Supplied material -
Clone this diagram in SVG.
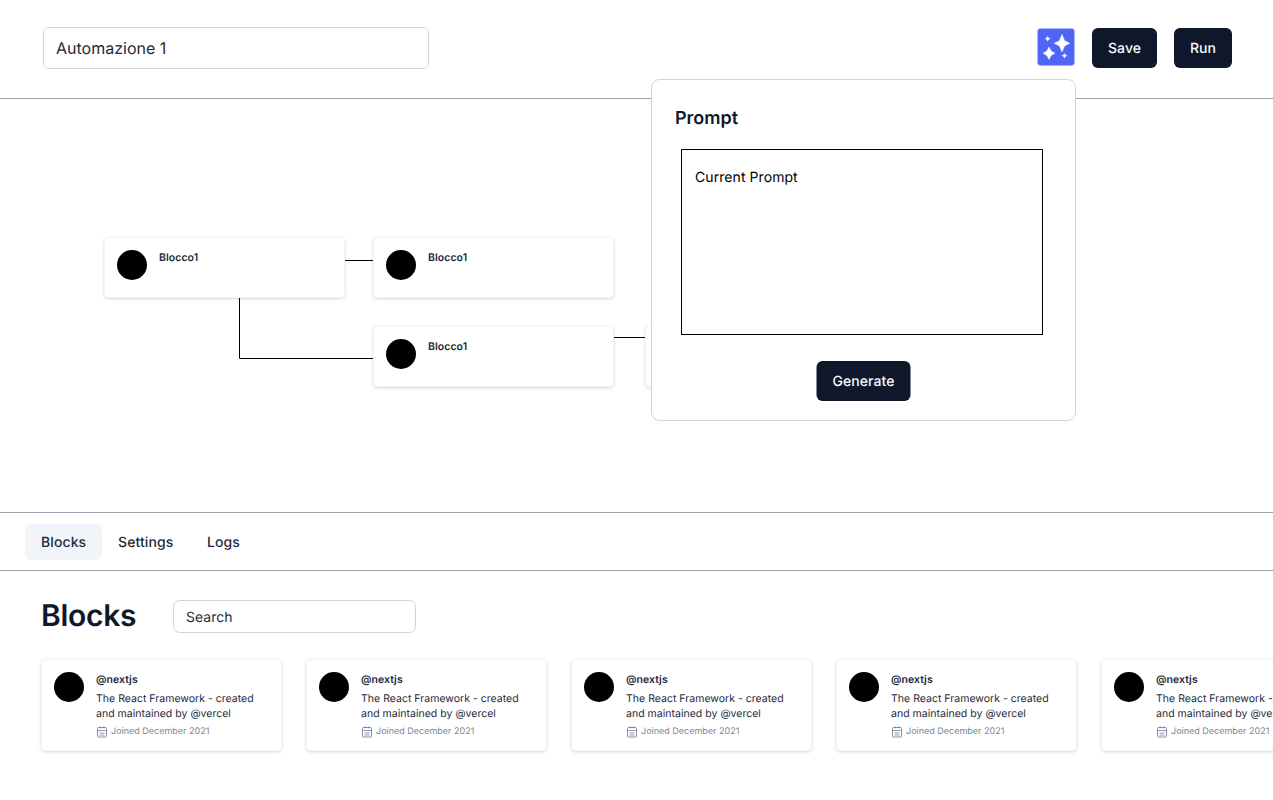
<svg xmlns="http://www.w3.org/2000/svg" xmlns:xlink="http://www.w3.org/1999/xlink" width="1273" height="800" viewBox="0 0 1273 800">
<style>
text{font-family:Inter,"Liberation Sans",sans-serif;fill:#0f172a;text-rendering:geometricPrecision}
.rule{stroke:#9ca3af;stroke-width:1;fill:none}
.field{fill:#fff;stroke:#d0d5dc;stroke-width:1}
.btn{fill:#0f172a}
.btnt{fill:#f8fafc;font-size:14px;font-weight:450;text-anchor:middle;letter-spacing:.05px}
.card{fill:#fff;stroke:#f1f5f9;stroke-width:1;filter:url(#sh)}
.conn{stroke:#000;stroke-width:1;fill:none}
.title{font-size:10.5px;font-weight:600;letter-spacing:.05px;fill:#1e293b}
.body{font-size:10.5px;letter-spacing:.02px;fill:#1e293b}
.meta{font-size:9px;fill:#7a8699}
.tab{font-size:14px;font-weight:450;letter-spacing:.1px;fill:#1e293b}
</style>
<defs>
<filter id="sh" x="-10%" y="-20%" width="120%" height="150%">
<feDropShadow dx="0" dy="1" stdDeviation="1.6" flood-color="#000" flood-opacity="0.16"/>
</filter>
<g id="block">
<rect class="card" x="0.5" y="0.5" width="240" height="60" rx="4"/>
<circle cx="28" cy="28" r="15" fill="#000"/>
<text class="title" x="55" y="24">Blocco1</text>
</g>
<g id="cal" fill="none" stroke="#64748b" stroke-width="0.8">
<rect x="0.5" y="1.500" width="9" height="9.500" rx="1"/>
<path d="M0.500 4.500H9.500M3 0.300V2.500M7 0.300V2.500M2.500 7H7.500M2.500 9H7.500" stroke-width="0.7"/>
</g>
<g id="bcard">
<rect class="card" x="0.5" y="0.5" width="240" height="91" rx="4"/>
<circle cx="28" cy="28" r="15" fill="#000"/>
<text class="title" x="55" y="24">@nextjs</text>
<text class="body" x="55" y="43">The React Framework - created</text>
<text class="body" x="55" y="58">and maintained by @vercel</text>
<use xlink:href="#cal" href="#cal" x="56" y="67"/>
<text class="meta" x="70" y="75">Joined December 2021</text>
</g>
</defs>

<g id="header">
<rect class="field" x="43.5" y="27.5" width="385" height="41" rx="6"/>
<text x="56" y="54" font-size="16" fill="#1e293b" style="fill:#1e293b">Automazione 1</text>
<line class="rule" x1="0" y1="98.5" x2="1273" y2="98.5"/>
</g>

<g id="connectors">
<path class="conn" d="M345 260.5H374"/>
<path class="conn" d="M239.5 297V358.5H374"/>
<path class="conn" d="M614 337.5H646"/>
</g>

<g id="node-1"><use href="#block" x="104" y="237"/></g>
<g id="node-2"><use href="#block" x="373" y="237"/></g>
<g id="node-3"><use href="#block" x="373" y="326"/></g>
<g id="node-4"><use href="#block" x="645" y="326"/></g>

<g id="ai-button">
<rect x="1037.500" y="28.500" width="37" height="37" rx="3" fill="#4f65f6" stroke="#a5b4fc" stroke-width="0.5"/>
<path fill="#fff" d="M1062 34.500L1064.600 40.700L1069.800 43.300L1064.600 45.900L1062 52L1059.400 45.900L1054.200 43.300L1059.400 40.700Z" stroke="#fff" stroke-width="0.5" stroke-linejoin="round"/>
<path fill="#fff" d="M1049 47L1051.200 51L1055 53.200L1051.200 55.400L1049 59.500L1046.800 55.400L1043 53.200L1046.800 51Z" stroke="#fff" stroke-width="0.4" stroke-linejoin="round"/>
<path fill="#fff" d="M1047.700 35.700C1048.200 37.500 1048.900 38.200 1050.700 38.700C1048.900 39.200 1048.200 39.900 1047.700 41.700C1047.200 39.900 1046.500 39.200 1044.700 38.700C1046.500 38.200 1047.200 37.500 1047.700 35.700Z"/>
<path fill="#fff" d="M1064.500 52.700C1065 54.500 1065.700 55.200 1067.500 55.700C1065.700 56.200 1065 56.900 1064.500 58.700C1064 56.900 1063.300 56.200 1061.500 55.700C1063.300 55.200 1064 54.500 1064.500 52.700Z"/>
</g>
<g id="save-button"><rect class="btn" x="1092" y="28" width="65" height="40" rx="6"/><text class="btnt" x="1124.500" y="53">Save</text></g>
<g id="run-button"><rect class="btn" x="1174" y="28" width="58" height="40" rx="6"/><text class="btnt" x="1203" y="53">Run</text></g>

<g id="prompt-panel">
<rect x="651.500" y="79.500" width="424" height="341" rx="8" fill="#fff" stroke="#cbd5e1"/>
<text x="675" y="124" font-size="18" font-weight="600">Prompt</text>
<rect x="681.500" y="149.500" width="361" height="185" fill="#fff" stroke="#000"/>
<text x="695" y="182" font-size="14" letter-spacing="0.07" style="fill:#000">Current Prompt</text>
<rect class="btn" x="816.500" y="361" width="94" height="40" rx="6"/>
<text class="btnt" x="863.500" y="386">Generate</text>
</g>

<g id="tabs">
<line class="rule" x1="0" y1="512.500" x2="1273" y2="512.500"/>
<rect x="25" y="524" width="77" height="36" rx="6" fill="#f1f5f9"/>
<text class="tab" x="41" y="547">Blocks</text>
<text class="tab" x="118" y="547">Settings</text>
<text class="tab" x="207" y="547">Logs</text>
<line class="rule" x1="0" y1="570.500" x2="1273" y2="570.500"/>
</g>

<g id="blocks-section">
<text x="41" y="626" font-size="30" font-weight="600" letter-spacing="-0.3">Blocks</text>
<rect class="field" x="173.500" y="600.500" width="242" height="32" rx="6"/>
<text x="186" y="621.500" font-size="14" style="fill:#1e293b">Search</text>
</g>

<g id="card-1"><use href="#bcard" x="41" y="659"/></g>
<g id="card-2"><use href="#bcard" x="306" y="659"/></g>
<g id="card-3"><use href="#bcard" x="571" y="659"/></g>
<g id="card-4"><use href="#bcard" x="836" y="659"/></g>
<g id="card-5"><use href="#bcard" x="1101" y="659"/></g>
</svg>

What to produce -
With the pictures left out, transcribe the material exactly.

Solved problem -
Clone this diagram in SVG.
<svg xmlns="http://www.w3.org/2000/svg" xmlns:xlink="http://www.w3.org/1999/xlink" width="1273" height="800" viewBox="0 0 1273 800">
<style>
text{font-family:Inter,"Liberation Sans",sans-serif;fill:#0f172a;text-rendering:geometricPrecision}
.rule{stroke:#9ca3af;stroke-width:1;fill:none}
.field{fill:#fff;stroke:#d0d5dc;stroke-width:1}
.btn{fill:#0f172a}
.btnt{fill:#f8fafc;font-size:14px;font-weight:450;text-anchor:middle;letter-spacing:.05px}
.card{fill:#fff;stroke:#f1f5f9;stroke-width:1;filter:url(#sh)}
.conn{stroke:#000;stroke-width:1;fill:none}
.title{font-size:10.5px;font-weight:600;letter-spacing:.05px;fill:#1e293b}
.body{font-size:10.5px;letter-spacing:.02px;fill:#1e293b}
.meta{font-size:9px;fill:#7a8699}
.tab{font-size:14px;font-weight:450;letter-spacing:.1px;fill:#1e293b}
</style>
<defs>
<filter id="sh" x="-10%" y="-20%" width="120%" height="150%">
<feDropShadow dx="0" dy="1" stdDeviation="1.6" flood-color="#000" flood-opacity="0.16"/>
</filter>
<g id="block">
<rect class="card" x="0.5" y="0.5" width="240" height="60" rx="4"/>
<circle cx="28" cy="28" r="15" fill="#000"/>
<text class="title" x="55" y="24">Blocco1</text>
</g>
<g id="cal" fill="none" stroke="#64748b" stroke-width="0.8">
<rect x="0.5" y="1.500" width="9" height="9.500" rx="1"/>
<path d="M0.500 4.500H9.500M3 0.300V2.500M7 0.300V2.500M2.500 7H7.500M2.500 9H7.500" stroke-width="0.7"/>
</g>
<g id="bcard">
<rect class="card" x="0.5" y="0.5" width="240" height="91" rx="4"/>
<circle cx="28" cy="28" r="15" fill="#000"/>
<text class="title" x="55" y="24">@nextjs</text>
<text class="body" x="55" y="43">The React Framework - created</text>
<text class="body" x="55" y="58">and maintained by @vercel</text>
<use xlink:href="#cal" href="#cal" x="56" y="67"/>
<text class="meta" x="70" y="75">Joined December 2021</text>
</g>
</defs>

<g id="header">
<rect class="field" x="43.5" y="27.5" width="385" height="41" rx="6"/>
<text x="56" y="54" font-size="16" fill="#1e293b" style="fill:#1e293b">Automazione 1</text>
<line class="rule" x1="0" y1="98.5" x2="1273" y2="98.5"/>
</g>

<g id="connectors">
<path class="conn" d="M345 260.5H374"/>
<path class="conn" d="M239.5 297V358.5H374"/>
<path class="conn" d="M614 337.5H646"/>
</g>

<g id="node-1"><use href="#block" x="104" y="237"/></g>
<g id="node-2"><use href="#block" x="373" y="237"/></g>
<g id="node-3"><use href="#block" x="373" y="326"/></g>
<g id="node-4"><use href="#block" x="645" y="326"/></g>

<g id="ai-button">
<rect x="1037.500" y="28.500" width="37" height="37" rx="3" fill="#4f65f6" stroke="#a5b4fc" stroke-width="0.5"/>
<path fill="#fff" d="M1062 34.500L1064.600 40.700L1069.800 43.300L1064.600 45.900L1062 52L1059.400 45.900L1054.200 43.300L1059.400 40.700Z" stroke="#fff" stroke-width="0.5" stroke-linejoin="round"/>
<path fill="#fff" d="M1049 47L1051.200 51L1055 53.200L1051.200 55.400L1049 59.500L1046.800 55.400L1043 53.200L1046.800 51Z" stroke="#fff" stroke-width="0.4" stroke-linejoin="round"/>
<path fill="#fff" d="M1047.700 35.700C1048.200 37.500 1048.900 38.200 1050.700 38.700C1048.900 39.200 1048.200 39.900 1047.700 41.700C1047.200 39.900 1046.500 39.200 1044.700 38.700C1046.500 38.200 1047.200 37.500 1047.700 35.700Z"/>
<path fill="#fff" d="M1064.500 52.700C1065 54.500 1065.700 55.200 1067.500 55.700C1065.700 56.200 1065 56.900 1064.500 58.700C1064 56.900 1063.300 56.200 1061.500 55.700C1063.300 55.200 1064 54.500 1064.500 52.700Z"/>
</g>
<g id="save-button"><rect class="btn" x="1092" y="28" width="65" height="40" rx="6"/><text class="btnt" x="1124.500" y="53">Save</text></g>
<g id="run-button"><rect class="btn" x="1174" y="28" width="58" height="40" rx="6"/><text class="btnt" x="1203" y="53">Run</text></g>

<g id="prompt-panel">
<rect x="651.500" y="79.500" width="424" height="341" rx="8" fill="#fff" stroke="#cbd5e1"/>
<text x="675" y="124" font-size="18" font-weight="600">Prompt</text>
<rect x="681.500" y="149.500" width="361" height="185" fill="#fff" stroke="#000"/>
<text x="695" y="182" font-size="14" letter-spacing="0.07" style="fill:#000">Current Prompt</text>
<rect class="btn" x="816.500" y="361" width="94" height="40" rx="6"/>
<text class="btnt" x="863.500" y="386">Generate</text>
</g>

<g id="tabs">
<line class="rule" x1="0" y1="512.500" x2="1273" y2="512.500"/>
<rect x="25" y="524" width="77" height="36" rx="6" fill="#f1f5f9"/>
<text class="tab" x="41" y="547">Blocks</text>
<text class="tab" x="118" y="547">Settings</text>
<text class="tab" x="207" y="547">Logs</text>
<line class="rule" x1="0" y1="570.500" x2="1273" y2="570.500"/>
</g>

<g id="blocks-section">
<text x="41" y="626" font-size="30" font-weight="600" letter-spacing="-0.3">Blocks</text>
<rect class="field" x="173.500" y="600.500" width="242" height="32" rx="6"/>
<text x="186" y="621.500" font-size="14" style="fill:#1e293b">Search</text>
</g>

<g id="card-1"><use href="#bcard" x="41" y="659"/></g>
<g id="card-2"><use href="#bcard" x="306" y="659"/></g>
<g id="card-3"><use href="#bcard" x="571" y="659"/></g>
<g id="card-4"><use href="#bcard" x="836" y="659"/></g>
<g id="card-5"><use href="#bcard" x="1101" y="659"/></g>
</svg>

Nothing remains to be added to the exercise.